What seems incontestable is that, for whatever reason, work has become for many a sort of substitute religion, a source of the religious reassurances of meaning, purpose and identity.
More recently, work has provided another reassurance that is becoming harder to find in society at large – a sense of community. Astute employers now do everything possible to make the team the new family and the workplace the new village. Hence the frequent team-building activities outside work and the multitude of services offered by the more sophisticated corporations.
And of course the job has always been a source of prestige and power. Everyone needs to feel superior in some way (a need that extends down to insect level – garbage-disposal ants are despised and segregated by other ants) and an impressive job title is a common way to achieve this. I used to hate admitting that I was a schoolteacher but loved telling people that I was a university lecturer.

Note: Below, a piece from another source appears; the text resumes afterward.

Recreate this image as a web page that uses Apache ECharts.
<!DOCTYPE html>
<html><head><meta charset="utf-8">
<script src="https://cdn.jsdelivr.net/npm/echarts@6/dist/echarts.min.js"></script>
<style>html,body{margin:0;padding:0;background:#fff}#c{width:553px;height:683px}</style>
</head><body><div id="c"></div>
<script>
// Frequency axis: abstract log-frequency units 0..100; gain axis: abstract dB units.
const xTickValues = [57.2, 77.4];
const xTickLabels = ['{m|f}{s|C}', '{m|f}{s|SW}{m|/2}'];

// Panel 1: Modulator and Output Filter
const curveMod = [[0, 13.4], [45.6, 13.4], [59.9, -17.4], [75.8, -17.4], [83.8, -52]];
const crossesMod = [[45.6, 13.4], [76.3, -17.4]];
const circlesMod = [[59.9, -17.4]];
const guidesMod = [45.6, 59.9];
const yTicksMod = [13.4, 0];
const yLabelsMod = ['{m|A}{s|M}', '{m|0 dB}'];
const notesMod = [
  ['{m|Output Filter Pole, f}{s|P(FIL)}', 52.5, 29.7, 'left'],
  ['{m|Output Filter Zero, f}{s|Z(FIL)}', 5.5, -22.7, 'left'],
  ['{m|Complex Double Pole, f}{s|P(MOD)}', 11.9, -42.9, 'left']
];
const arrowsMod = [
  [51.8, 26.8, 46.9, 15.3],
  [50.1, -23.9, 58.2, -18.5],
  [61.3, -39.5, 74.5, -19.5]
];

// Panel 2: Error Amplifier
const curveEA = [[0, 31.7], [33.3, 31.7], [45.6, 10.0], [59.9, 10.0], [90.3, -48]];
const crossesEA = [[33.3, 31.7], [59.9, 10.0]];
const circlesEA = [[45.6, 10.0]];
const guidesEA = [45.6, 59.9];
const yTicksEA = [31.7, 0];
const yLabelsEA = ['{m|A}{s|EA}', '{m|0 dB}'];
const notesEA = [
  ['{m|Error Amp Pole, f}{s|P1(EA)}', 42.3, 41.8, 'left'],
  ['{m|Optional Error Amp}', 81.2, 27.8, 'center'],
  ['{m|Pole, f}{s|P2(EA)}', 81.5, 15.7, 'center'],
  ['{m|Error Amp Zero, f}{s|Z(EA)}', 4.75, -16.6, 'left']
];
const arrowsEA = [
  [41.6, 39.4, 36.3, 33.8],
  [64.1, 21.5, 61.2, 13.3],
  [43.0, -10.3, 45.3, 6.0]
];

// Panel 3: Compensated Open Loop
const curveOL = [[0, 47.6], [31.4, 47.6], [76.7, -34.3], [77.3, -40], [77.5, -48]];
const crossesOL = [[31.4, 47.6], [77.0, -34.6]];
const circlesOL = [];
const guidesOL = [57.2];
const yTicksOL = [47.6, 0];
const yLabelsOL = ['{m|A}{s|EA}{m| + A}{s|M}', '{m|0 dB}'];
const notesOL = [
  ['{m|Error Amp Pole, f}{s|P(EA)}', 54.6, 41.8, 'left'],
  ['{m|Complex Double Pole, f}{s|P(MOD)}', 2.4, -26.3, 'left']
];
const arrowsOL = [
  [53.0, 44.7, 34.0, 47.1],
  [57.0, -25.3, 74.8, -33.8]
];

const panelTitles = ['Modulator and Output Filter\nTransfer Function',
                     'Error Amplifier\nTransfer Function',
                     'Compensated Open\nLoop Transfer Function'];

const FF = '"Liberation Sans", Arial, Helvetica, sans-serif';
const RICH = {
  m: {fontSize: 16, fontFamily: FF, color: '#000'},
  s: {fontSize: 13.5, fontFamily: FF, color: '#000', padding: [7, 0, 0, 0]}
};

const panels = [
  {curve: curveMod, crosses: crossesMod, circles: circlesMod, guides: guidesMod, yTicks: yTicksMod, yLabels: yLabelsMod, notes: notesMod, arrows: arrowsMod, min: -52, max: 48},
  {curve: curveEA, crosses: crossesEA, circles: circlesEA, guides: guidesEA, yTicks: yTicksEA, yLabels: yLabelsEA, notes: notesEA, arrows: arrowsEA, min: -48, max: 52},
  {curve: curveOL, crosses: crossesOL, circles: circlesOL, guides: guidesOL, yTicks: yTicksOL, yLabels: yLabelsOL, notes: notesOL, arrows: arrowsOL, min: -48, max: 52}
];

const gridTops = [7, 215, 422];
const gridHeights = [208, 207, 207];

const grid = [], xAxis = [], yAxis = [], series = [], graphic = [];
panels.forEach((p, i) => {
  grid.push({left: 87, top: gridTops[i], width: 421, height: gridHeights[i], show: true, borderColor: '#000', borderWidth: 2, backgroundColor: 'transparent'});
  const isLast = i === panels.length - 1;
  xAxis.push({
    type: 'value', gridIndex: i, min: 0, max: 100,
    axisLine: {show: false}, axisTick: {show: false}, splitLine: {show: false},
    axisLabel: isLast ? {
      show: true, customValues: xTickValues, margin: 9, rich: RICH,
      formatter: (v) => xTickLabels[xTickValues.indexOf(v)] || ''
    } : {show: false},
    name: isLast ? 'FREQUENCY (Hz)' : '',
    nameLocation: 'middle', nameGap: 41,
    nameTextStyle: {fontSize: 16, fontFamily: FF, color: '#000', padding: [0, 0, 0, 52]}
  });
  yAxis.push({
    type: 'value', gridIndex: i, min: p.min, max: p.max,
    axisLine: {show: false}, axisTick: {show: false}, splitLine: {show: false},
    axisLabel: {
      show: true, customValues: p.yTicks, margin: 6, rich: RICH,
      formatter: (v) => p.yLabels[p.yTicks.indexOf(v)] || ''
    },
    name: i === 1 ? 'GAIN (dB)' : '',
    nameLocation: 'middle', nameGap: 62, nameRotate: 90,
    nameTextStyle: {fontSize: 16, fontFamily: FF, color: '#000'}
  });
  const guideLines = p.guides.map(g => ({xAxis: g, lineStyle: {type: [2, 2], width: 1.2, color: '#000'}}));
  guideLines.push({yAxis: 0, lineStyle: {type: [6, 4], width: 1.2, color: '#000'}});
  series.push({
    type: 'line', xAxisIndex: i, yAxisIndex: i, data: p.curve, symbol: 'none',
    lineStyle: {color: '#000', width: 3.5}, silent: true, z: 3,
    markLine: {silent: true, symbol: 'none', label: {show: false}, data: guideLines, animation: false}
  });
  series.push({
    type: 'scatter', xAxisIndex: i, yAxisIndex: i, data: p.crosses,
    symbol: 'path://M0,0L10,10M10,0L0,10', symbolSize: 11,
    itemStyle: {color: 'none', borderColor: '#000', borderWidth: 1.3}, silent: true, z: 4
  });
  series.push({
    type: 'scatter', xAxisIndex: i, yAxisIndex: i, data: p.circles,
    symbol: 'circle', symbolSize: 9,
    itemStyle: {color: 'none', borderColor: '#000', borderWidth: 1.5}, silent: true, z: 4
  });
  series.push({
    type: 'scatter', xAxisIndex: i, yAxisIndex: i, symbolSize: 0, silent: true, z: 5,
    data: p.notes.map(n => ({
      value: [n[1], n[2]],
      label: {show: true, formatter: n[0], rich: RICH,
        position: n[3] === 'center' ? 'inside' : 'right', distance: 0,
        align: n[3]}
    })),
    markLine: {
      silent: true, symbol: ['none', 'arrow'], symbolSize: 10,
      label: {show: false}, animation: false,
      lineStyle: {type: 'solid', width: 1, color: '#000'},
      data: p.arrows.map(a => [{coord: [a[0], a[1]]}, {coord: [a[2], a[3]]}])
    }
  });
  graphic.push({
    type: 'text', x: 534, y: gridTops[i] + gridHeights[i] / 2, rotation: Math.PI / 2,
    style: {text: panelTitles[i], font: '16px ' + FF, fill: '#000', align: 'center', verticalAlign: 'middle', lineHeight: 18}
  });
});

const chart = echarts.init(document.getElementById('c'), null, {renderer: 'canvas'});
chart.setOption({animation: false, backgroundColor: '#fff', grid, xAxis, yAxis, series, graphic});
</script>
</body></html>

The career ladder cunningly plays on this need by offering regular increments of prestige: not only does the job make you superior, but if you play the game you can become even more superior every few years, as your titles become more resounding. These prestige increments may be even more important than the increases in pay – in my experience of forty years full-time employment almost all colleagues were obsessed with promotion.
For many there is also the lure of increasing power – fatally attractive to bullies. But power is merely the symbol of strength, not the reality. True strength comes from the person, not the position, and is based on authority not power. Power commands; authority inspires. Those who seek power are not strong but weak. So it may well be true that the most effective managers are those who did not especially want to be managers (and so have no craving for power), just as the most effective employees may well be those who believe in an honest day’s work for an honest day’s pay (and so do not see the job as a source of identity and prestige).
Everyone, even employers, could benefit from a more pragmatic approach to work. Indeed, the five-day week became established in the first place because, much to everyone’s surprise, it improved productivity at Ford. There are a lucky few who are paid to do what they truly love and would do so even without pay, but the majority have to work at something not especially congenial in order to live. It would be wise to accept work for what it is: the means to life rather than the meaning of life, and certainly not a source of purpose, identity, community, prestige or power. It is the overvaluation of work, and particularly the hunger for regular promotion, that would make many employees reluctant to agitate for a three-day week, believing, no doubt correctly, that this would damage their career prospects.
But how to change attitudes based on so many deep human needs? It does no harm to have a billionaire advocate a three-day week, but to be really effective the impetus has to come from below, from the employees themselves. There will have to be an inspirational figure, a Spartacus of the cubicle slaves, to lead a mindset-changing movement with slogans like Work To Remember That Work Is Just Work and Five Into Three Should, Can And MUST Go.